Voo MH17 tensiona relação de empresas holandesas e russsas
A derrubada de um avião que levava 193 cidadãos holandeses está pondo à prova relações entre a Shell e a Heineken por exemplo
Da Redação
Publicado em 23 de julho de 2014 às 14h22.
Amsterdã - Durante séculos a fortuna da Holanda , o país varrido pelo vento em zonas úmidas do Mar do Norte, dependeu de preservar a paz com seus sócios comerciais no mundo.
A derrubada de um avião que levava 193 cidadãos holandeses na semana passada está pondo à prova uma das suas relações mais importantes, que envolve empresas como a Royal Dutch Shell Plc e a Heineken NV.
A Holanda foi o terceiro maior sócio comercial da Rússia no ano passado, mostram dados compilados pela Bloomberg. Os holandeses, donos do porto de contêineres mais ativo da Europa e da maior empresa de energia da região, enviam laticínios, carne e máquinas à Rússia que, segundo os EUA, é cúmplice do ataque.
“Passamos um ponto de inflexão”, disse Jan Melissen, pesquisador sênior do Clingendael, o Instituto Holandês de Relações Internacionais.
“Até mesmo para um país comerciante este é o ponto em que é preciso avaliar se os interesses econômicos se sobrepõem aos princípios e valores”.
Mesmo sendo provável que o voo 17 da Malaysian Air tenha sido atingido por um míssil em um fogo cruzado militar e não tenha sido um alvo escolhido, a derrubada representa o ato de violência mais grave contra civis holandeses desde a Segunda Guerra Mundial.
Interesses financeiros
Diferentemente dos EUA, a maior economia do mundo, a Holanda sempre teve que ser pragmática na hora de escolher sócios comerciais.
Desde a fundação da Companhia Holandesa das Índias Orientais, que transportava especiarias da Indonésia para os canais de Amsterdã, os holandeses se distinguiram dos vizinhos europeus pelo foco nos interesses financeiros.
Para um país menor do que o estado americano de Virgínia Ocidental, a Holanda tem importantes relações comerciais com a Rússia. Entre 2011 e 2013, as importações holandesas provenientes da Rússia cresceram 20 por cento.
Empresas holandesas como o Porto de Roterdã, a Shell e a Heineken têm uma exposição significativa ao leste. O porto conta com a Rússia para 15 por cento do seu fluxo e a Heineken é uma cervejeira importante no país.
Primeira vítima
Laços entre a Rússia e a Holanda que datam da época do czar Pedro O Grande foram objeto de um ano de celebrações em 2013. Mesmo meses depois da erupção das tensões entre a Rússia e a Ucrânia, o ministro holandês de Assuntos Exteriores, Frans Timmermans, destacou que as relações entre os países eram de grande importância, sugerindo que o comércio de energia entre a Europa e a Rússia poderia ajudar a resolver a crise.

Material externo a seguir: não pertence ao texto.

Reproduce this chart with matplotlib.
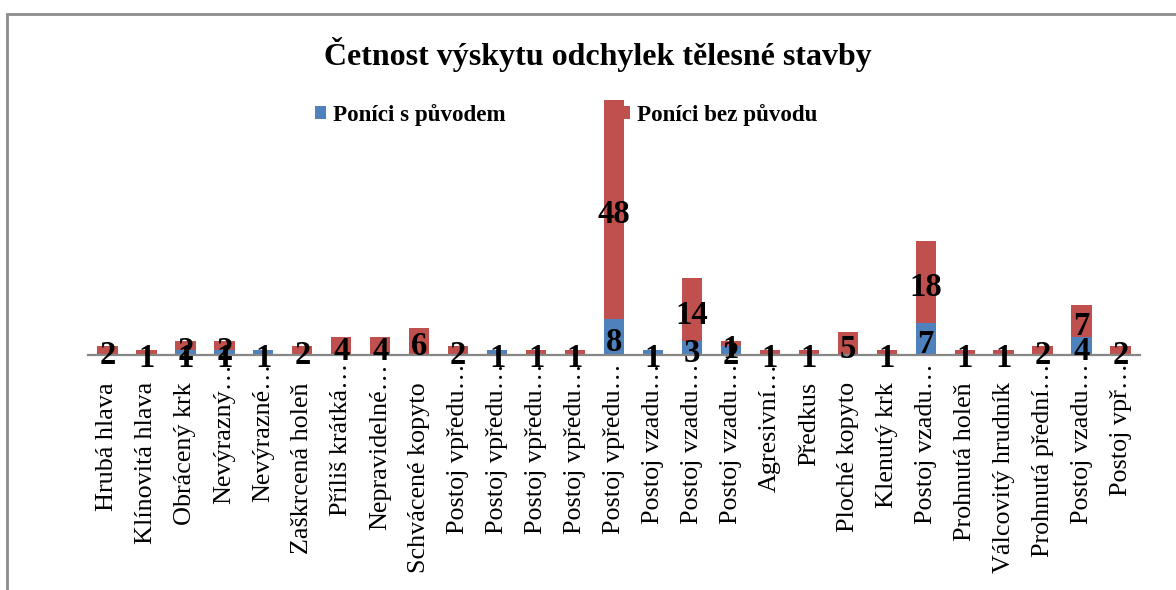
import matplotlib
matplotlib.use('Agg')

import matplotlib.pyplot as plt
import matplotlib.transforms as mtransforms
from matplotlib.patches import Rectangle
import numpy as np

plt.rcParams['font.family'] = ['Liberation Serif', 'DejaVu Serif']

categories = [
    'Hrubá hlava', 'Klínovitá hlava', 'Obrácený krk', 'Nevýrazný…', 'Nevýrazné…',
    'Zaškrcená holeň', 'Příliš krátká…', 'Nepravidelné…', 'Schvácené kopyto',
    'Postoj vpředu…', 'Postoj vpředu…', 'Postoj vpředu…', 'Postoj vpředu…',
    'Postoj vpředu…', 'Postoj vzadu…', 'Postoj vzadu…', 'Postoj vzadu…',
    'Agresivní…', 'Předkus', 'Ploché kopyto', 'Klenutý krk', 'Postoj vzadu…',
    'Prohnutá holeň', 'Válcovitý hrudník', 'Prohnutá přední…', 'Postoj vzadu…',
    'Postoj vpř…',
]
# None = prázdná buňka (bez popisku)
s_puvodem = [None, None, 1, 1, 1, None, None, None, None, None, 1, None, None,
             8, 1, 3, 2, None, None, None, None, 7, None, None, None, 4, None]
bez_puvodu = [2, 1, 2, 2, None, 2, 4, 4, 6, 2, None, 1, 1,
              48, None, 14, 1, 1, 1, 5, 1, 18, 1, 1, 2, 7, 2]

series = ['Poníci s původem', 'Poníci bez původu']
colors = ['#4F81BD', '#C0504D']

W, H = 1176, 590
fig = plt.figure(figsize=(W / 100, H / 100), dpi=100)

# rámeček grafu (vpravo a dole oříznutý)
fig.patches.append(Rectangle((7 / W, -0.2), 1.3, 1.2 - 14 / H, transform=fig.transFigure,
                             fill=False, edgecolor='#8c8c8c', linewidth=2))

ax = fig.add_axes([88 / W, 1 - 355 / H, 1052 / W, 273 / H])

x = np.arange(len(categories))
a = np.array([v if v is not None else 0 for v in s_puvodem], dtype=float)
b = np.array([v if v is not None else 0 for v in bez_puvodu], dtype=float)

ax.bar(x, a, width=0.52, color=colors[0], label=series[0], zorder=2)
ax.bar(x, b, width=0.52, bottom=a, color=colors[1], label=series[1], zorder=2)

# popisky hodnot uprostřed segmentů
lab_off = mtransforms.ScaledTranslation(0, -2 / 100, fig.dpi_scale_trans)
for i in range(len(categories)):
    if s_puvodem[i] is not None:
        ax.text(x[i], a[i] / 2, str(s_puvodem[i]), ha='center', va='center_baseline',
                fontsize=23.5, fontweight='bold', zorder=4, transform=ax.transData + lab_off)
    if bez_puvodu[i] is not None:
        ax.text(x[i], a[i] + b[i] / 2, str(bez_puvodu[i]), ha='center', va='center_baseline',
                fontsize=23.5, fontweight='bold', zorder=4, transform=ax.transData + lab_off)

ax.set_xlim(-0.5, len(categories) - 0.5)
ax.set_ylim(0, 60)
ax.set_yticks([])
ax.set_xticks(x)
ax.set_xticklabels([])
ax.tick_params(axis='x', length=0)

# popisky kategorií (zkrácené s … začínají blíž k ose)
for i, name in enumerate(categories):
    gap = 8 if name.endswith('…') else 27
    off = mtransforms.ScaledTranslation(0, -gap / 100, fig.dpi_scale_trans)
    ax.text(x[i], 0, name, rotation=90, ha='center', va='top', fontsize=18.8,
            transform=ax.get_xaxis_transform() + off)

for side in ['left', 'right', 'top']:
    ax.spines[side].set_visible(False)
ax.spines['bottom'].set_color('#868686')
ax.spines['bottom'].set_linewidth(1.6)
ax.spines['bottom'].set_zorder(3)
ax.patch.set_alpha(0)

fig.text(598 / W, 1 - 55 / H, 'Četnost výskytu odchylek tělesné stavby',
         ha='center', va='center', fontsize=23, fontweight='bold')

leg = fig.legend(loc='center', bbox_to_anchor=(566 / W, 1 - 115 / H), ncol=2, frameon=False,
                 prop={'size': 16.6, 'weight': 'bold'}, handlelength=0.5, handleheight=0.5,
                 handletextpad=0.3, columnspacing=4.9)
leg.set_zorder(1)

fig.savefig('out.png', dpi=100)
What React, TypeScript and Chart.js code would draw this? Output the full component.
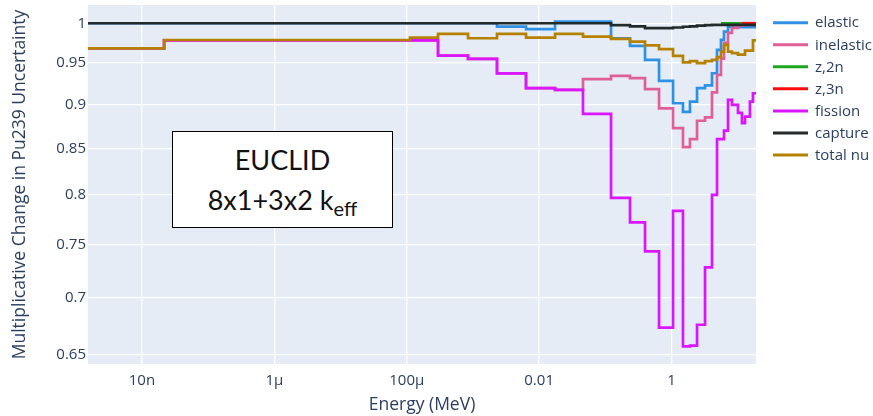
import React, { useEffect, useRef } from "react";
import { Chart, registerables } from "chart.js";

Chart.register(...registerables);

// Energy group boundaries (MeV), lowest to highest
const ENERGY_EDGES = [
  1.53e-9, 2.16e-8, 1.12e-4, 2.97e-4, 8.43e-4, 2.31e-3, 6.34e-3, 1.74e-2, 4.6e-2,
  0.122, 0.236, 0.398, 0.648, 1.054, 1.49, 1.9, 2.43, 3.21, 4.09, 4.87,
  5.59, 6.21, 7.14, 8.2, 10.1, 11.6, 12.9, 15.3, 17.0, 18.9,
];

// Multiplicative change per group, one value per group (null = no data)
const ELASTIC = [
  1.0, 1.0, 1.0, 1.0, 1.0, 0.9956, 0.9924, 1.002, 1.002,
  0.9807, 0.971, 0.9535, 0.9278, 0.9013, 0.8912, 0.9032, 0.9191, 0.9224, 0.9371,
  0.9659, 0.9786, 0.9892, 0.9952, 0.9971, 0.995, 0.995, 0.995, 0.995, 0.995,
];
const INELASTIC = [
  0.968, 0.978, 0.978, 0.9588, 0.9547, 0.937, 0.9191, 0.9171,
  0.9299, 0.9339, 0.9311, 0.9179, 0.8954, 0.8727, 0.8513, 0.8602, 0.881, 0.885, 0.9141,
  0.9351, 0.955, 0.975, 0.9875, 0.9939, 0.997, 0.998, 0.998, 0.998, 0.998,
];
const Z2N = [
  null, null, null, null, null, null, null, null, null, null,
  null, null, null, null, null, null, null, null, null, null,
  1.0, 1.0, 1.0, 1.0, 1.0, 1.0, 1.0, 1.0, 1.0,
];
const Z3N = [
  null, null, null, null, null, null, null, null, null, null,
  null, null, null, null, null, null, null, null, null, null,
  null, null, null, null, null, 1.0, 1.0, 1.0, 1.0,
];
const FISSION = [
  0.968, 0.978, 0.978, 0.9588, 0.9547, 0.937, 0.9191, 0.9171,
  0.889, 0.797, 0.772, 0.7436, 0.6733, 0.7836, 0.6571, 0.6578, 0.6759, 0.7283, 0.8001,
  0.8602, 0.8602, 0.8698, 0.9052, 0.8995, 0.8902, 0.8784, 0.8857, 0.9032, 0.9131,
];
const CAPTURE = [
  1.0, 1.0, 1.0, 1.0, 1.0, 1.0, 1.0, 1.0, 1.0,
  0.9975, 0.996, 0.9937, 0.9937, 0.9945, 0.9955, 0.996, 0.997, 0.9975,
  0.998, 0.998, 0.998, 0.998, 0.998, 0.998, 0.998, 0.998, 0.998, 0.998, 0.998,
];
const TOTAL_NU = [
  0.968, 0.9785, 0.9815, 0.9862, 0.9807, 0.9862, 0.9815, 0.9862, 0.9827,
  0.98, 0.9764, 0.9716, 0.9669, 0.9584, 0.9504, 0.952, 0.9494, 0.952, 0.9535, 0.957,
  0.9638, 0.9722, 0.9638, 0.962, 0.96, 0.96, 0.9651, 0.9651, 0.978,
];

const SERIES_LABELS = ["elastic", "inelastic", "z,2n", "z,3n", "fission", "capture", "total nu"];
const SERIES_VALUES = [ELASTIC, INELASTIC, Z2N, Z3N, FISSION, CAPTURE, TOTAL_NU];
const SERIES_COLORS = ["#2E91E5", "#E15F99", "#1CA71C", "#FB0D0D", "#DA16FF", "#222A2A", "#B68100"];

const X_TICKS = [1e-8, 1e-6, 1e-4, 1e-2, 1];
const X_TICK_LABELS = ["10n", "1μ", "100μ", "0.01", "1"];
const Y_TICKS = [0.65, 0.7, 0.75, 0.8, 0.85, 0.9, 0.95, 1];
const Y_TICK_LABELS = ["0.65", "0.7", "0.75", "0.8", "0.85", "0.9", "0.95", "1"];

const X_MIN = 1.53e-9;
const X_MAX = 18.9;
const Y_MIN = 0.6423;
const Y_MAX = 1.024;

const FONT = "'Open Sans', verdana, arial, sans-serif";
const TEXT_COLOR = "#2a3f5f";

// One point at the lower edge of each group, plus a closing point at the top edge
function stepPoints(values: (number | null)[]) {
  const pts: { x: number; y: number }[] = [];
  values.forEach((v, i) => {
    if (v !== null) pts.push({ x: ENERGY_EDGES[i], y: v });
  });
  const last = values.length - 1;
  if (values[last] !== null) pts.push({ x: ENERGY_EDGES[last + 1], y: values[last] as number });
  return pts;
}

const plotBackground = {
  id: "plotBackground",
  beforeDraw(chart: any) {
    const { ctx, chartArea, width, height } = chart;
    ctx.save();
    ctx.fillStyle = "#ffffff";
    ctx.fillRect(0, 0, width, height);
    ctx.fillStyle = "#E5ECF6";
    ctx.fillRect(chartArea.left, chartArea.top, chartArea.right - chartArea.left, chartArea.bottom - chartArea.top);
    ctx.restore();
  },
};

const sideLegend = {
  id: "sideLegend",
  afterDraw(chart: any) {
    const ctx = chart.ctx;
    ctx.save();
    chart.data.datasets.forEach((ds: any, i: number) => {
      const y = 22.7 + i * 22.05;
      ctx.strokeStyle = ds.borderColor;
      ctx.lineWidth = 3;
      ctx.beginPath();
      ctx.moveTo(773, y);
      ctx.lineTo(808, y);
      ctx.stroke();
      ctx.fillStyle = TEXT_COLOR;
      ctx.font = `15px ${FONT}`;
      ctx.textBaseline = "middle";
      ctx.textAlign = "left";
      ctx.fillText(ds.label, 815, y + 0.5);
    });
    ctx.restore();
  },
};

export default function App() {
  const canvasRef = useRef<HTMLCanvasElement | null>(null);

  useEffect(() => {
    if (!canvasRef.current) return;
    const n = SERIES_LABELS.length;
    const chart = new Chart(canvasRef.current, {
      type: "line",
      data: {
        datasets: SERIES_LABELS.map((label, i) => ({
          label,
          data: stepPoints(SERIES_VALUES[i]),
          borderColor: SERIES_COLORS[i],
          backgroundColor: SERIES_COLORS[i],
          borderWidth: 2.7,
          pointRadius: 0,
          pointHoverRadius: 0,
          stepped: "before" as const,
          fill: false,
          order: n - 1 - i,
        })),
      },
      options: {
        animation: false,
        responsive: false,
        devicePixelRatio: 1,
        events: [],
        layout: { padding: { left: 0, right: 117, top: 5, bottom: 0 } },
        plugins: { legend: { display: false }, tooltip: { enabled: false } },
        scales: {
          x: {
            type: "logarithmic",
            min: X_MIN,
            max: X_MAX,
            afterBuildTicks: (s: any) => {
              s.ticks = X_TICKS.map((v) => ({ value: v }));
            },
            afterFit: (s: any) => {
              s.height = 52;
              s.paddingLeft = 0;
              s.paddingRight = 0;
            },
            ticks: {
              autoSkip: false,
              maxRotation: 0,
              padding: 8,
              color: TEXT_COLOR,
              font: { family: FONT, size: 15 },
              callback: (_v: any, i: number) => X_TICK_LABELS[i],
            },
            grid: { color: "#ffffff", lineWidth: 1.3, drawTicks: false },
            border: { display: false },
            title: {
              display: true,
              text: "Energy (MeV)",
              color: TEXT_COLOR,
              font: { family: FONT, size: 17.5 },
              padding: { top: 0, bottom: 0 },
            },
          },
          y: {
            type: "logarithmic",
            min: Y_MIN,
            max: Y_MAX,
            afterBuildTicks: (s: any) => {
              s.ticks = Y_TICKS.map((v) => ({ value: v }));
            },
            afterFit: (s: any) => {
              s.width = 88;
              s.paddingTop = 0;
              s.paddingBottom = 0;
            },
            ticks: {
              autoSkip: false,
              padding: 2,
              color: TEXT_COLOR,
              font: { family: FONT, size: 15 },
              callback: (_v: any, i: number) => Y_TICK_LABELS[i],
            },
            grid: { color: "#ffffff", lineWidth: 1.3, drawTicks: false },
            border: { display: false },
            title: {
              display: true,
              text: "Multiplicative Change in Pu239 Uncertainty",
              color: TEXT_COLOR,
              font: { family: FONT, size: 17.5 },
              padding: { top: 10, bottom: 0 },
            },
          },
        },
      },
      plugins: [plotBackground, sideLegend],
    } as any);
    return () => chart.destroy();
  }, []);

  return (
    <div style={{ position: "absolute", left: 0, top: 0, width: 873, height: 416, background: "#fff" }}>
      <canvas ref={canvasRef} width={873} height={416} style={{ display: "block" }} />
      <div
        style={{
          position: "absolute",
          left: 172,
          top: 131,
          width: 221,
          height: 97,
          boxSizing: "border-box",
          border: "1.5px solid #000",
          background: "#fff",
          fontFamily: "Lato, 'Open Sans', sans-serif",
          color: "#111",
        }}
      >
        <div style={{ position: "absolute", left: 0, right: 0, top: 7.5, height: 40, lineHeight: "40px", fontSize: 27, textAlign: "center", whiteSpace: "nowrap" }}>
          EUCLID
        </div>
        <div style={{ position: "absolute", left: 0, right: 0, top: 47.5, height: 40, lineHeight: "40px", fontSize: 27, textAlign: "center", whiteSpace: "nowrap" }}>
          8x1+3x2 k<span style={{ fontSize: 20, position: "relative", top: 6 }}>eff</span>
        </div>
      </div>
    </div>
  );
}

Timmermans mudou sua mensagem após a tragédia da semana passada.
Para a Holanda, “todas as opções estão sobre a mesa, pois fica claro que as coisas mudaram desde a quinta-feira”, disse o ministro em uma reunião em Bruxelas. “Já não se trata somente de economia e comércio, mas também de segurança”.
As primeiras vítimas da crise provavelmente sejam novos investimentos de empresas holandesas na Rússia, segundo Marcel Stoeten, secretário do centro holandês-russo em Groningen, instituição criada para promover e apoiar o contato entre empresas e governos da Rússia e da Holanda.
Outra área que poderia ser cada vez mais afetada é a prática holandesa de promover o país como paraíso fiscal para a Rússia.
As maiores empresas de petróleo, gás, mineração e varejo da Rússia – incluindo algumas administradas por bilionários próximos do presidente Vladimir Putin – transferiram dezenas de bilhões de dólares em ativos corporativos à Holanda e a outros países europeus.
Entre essas empresas estão a OAO Rosneft, a OAO Gazprom, a OAO Lukoil e o Gunvor Group Ltd., empresa com sede em Genebra fundada por um associado de Putin atualmente sancionado pelos EUA.
“Sempre fomos contra essas construções de paraísos fiscais”, disse Bram van Ojik, líder do partido opositor da Esquerda Verde. “Esta é uma prova de fogo sobre se somos sérios para aplicar sanções que também podem nos afetar. Precisamos estar preparados para dar um tiro no próprio pé”.